For more than 60 years, the U.S. government declared the plane and its crew "lost at sea."

But a few years ago, Gardner and some of the men took on the task of locating the aircraft and relatives of the crew members.

"The families knew very little about what happened to their family members," Gardner says."The mother of the pilot, she went to her grave never knowing what happened to her son."

For two years, Gardner, his family, and many of the other WWII veterans searched various resources, including online, in search of relatives of the lost Seahorse Marines.

"One day we got a telephone call," Gardner says. "We got a hit from one of the relatives, the next day we got a hit from a second one, third day we got the third one, and we were quite elated."

One of the relatives they located was the niece of one of the men.

"She started crying and she said, 'Thank God I'm going to learn something about my uncle,'" Gardner says.

After finding the relatives, the search for the lost aircraft quickly became part of the mission as well.

Searching for the plane meant obtaining the plane's records, including the flight log of the last known radio transmission.

"With modern technology of Google Earth, they put the pieces together and found the plane," Kevin Grimac says.

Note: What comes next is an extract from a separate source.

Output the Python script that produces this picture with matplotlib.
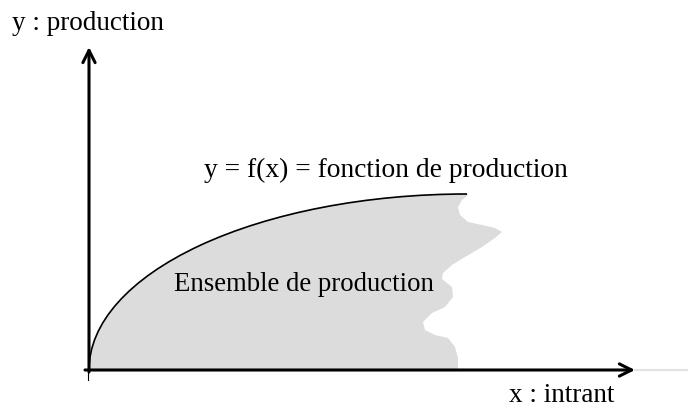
import matplotlib.pyplot as plt
from matplotlib.patches import Polygon, Ellipse, Arc

# frontier y = f(x): quarter ellipse rising from the origin to a flat top
peak_x = 378
peak_y = 176

# ragged right edge of the production set, top to bottom
edge_x = [379, 373, 369, 371, 379, 393, 406, 413, 406, 393, 376, 363, 354, 353,
          363, 364, 356, 343, 334, 336, 346, 359, 366, 369, 369]
edge_y = [175, 170, 163, 155, 148, 145, 142, 138, 132, 123, 113, 105, 97, 91,
          83, 73, 63, 57, 48, 40, 35, 32, 23, 12, 0]

x_label = "x : intrant"
y_label = "y : production"
curve_label = "y = f(x) = fonction de production"
set_label = "Ensemble de production"

plt.rcParams['font.family'] = ['Liberation Serif', 'DejaVu Serif']

fig = plt.figure(figsize=(6.88, 4.07), dpi=100)
ax = fig.add_axes([0, 0, 1, 1])
ax.set_xlim(-89, 599)
ax.set_ylim(-37, 370)
ax.axis('off')

# shaded production set = ellipse cut by the ragged edge
clip = Polygon([(0, 0), (0, 190), (edge_x[0], 190)] + list(zip(edge_x, edge_y)),
               closed=True, transform=ax.transData)
shade = Ellipse((peak_x, 0), 2 * peak_x, 2 * peak_y, facecolor='#dcdcdc',
                edgecolor='none', zorder=1)
ax.add_patch(shade)
shade.set_clip_path(clip)

ax.add_patch(Arc((peak_x, 0), 2 * peak_x, 2 * peak_y, theta1=90, theta2=180,
                 color='black', lw=1.2, zorder=3))

# axes with arrows
ax.plot([546, 599], [0, 0], color='#e2e2e2', lw=1.5, zorder=2)
ax.annotate('', xy=(546, 0), xytext=(-4, 0),
            arrowprops=dict(arrowstyle='->', lw=2.2, color='black',
                            mutation_scale=22, shrinkA=0, shrinkB=0), zorder=4)
ax.annotate('', xy=(0, 323), xytext=(0, -2),
            arrowprops=dict(arrowstyle='->', lw=2.2, color='black',
                            mutation_scale=22, shrinkA=0, shrinkB=0), zorder=4)
ax.plot([-1, -1], [0, -10], color='black', lw=0.8, zorder=4)

fs = 19.5
ax.text(-77, 340, y_label, fontsize=fs, va='baseline', ha='left')
ax.text(115, 193, curve_label, fontsize=19.8, va='baseline', ha='left')
ax.text(85, 79, set_label, fontsize=19.3, va='baseline', ha='left', zorder=5)
ax.text(420, -32, x_label, fontsize=fs, va='baseline', ha='left')

fig.savefig('out.png', dpi=100)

Today, the island where the plane crashed is remote. In addition to Google Earth, a native tribe helped lead them to the exact spot where the wreckage sat.

"It's literally a hike through the jungle to the mountain top to find this plane," Grimac says. "It's astounding. It's been missing over 60 years."

A nephew of one of the crew members who died in the crash has written a documentary about the Seahorse Marines. They're hoping to see it air on the Discovery and History channels, as well as PBS.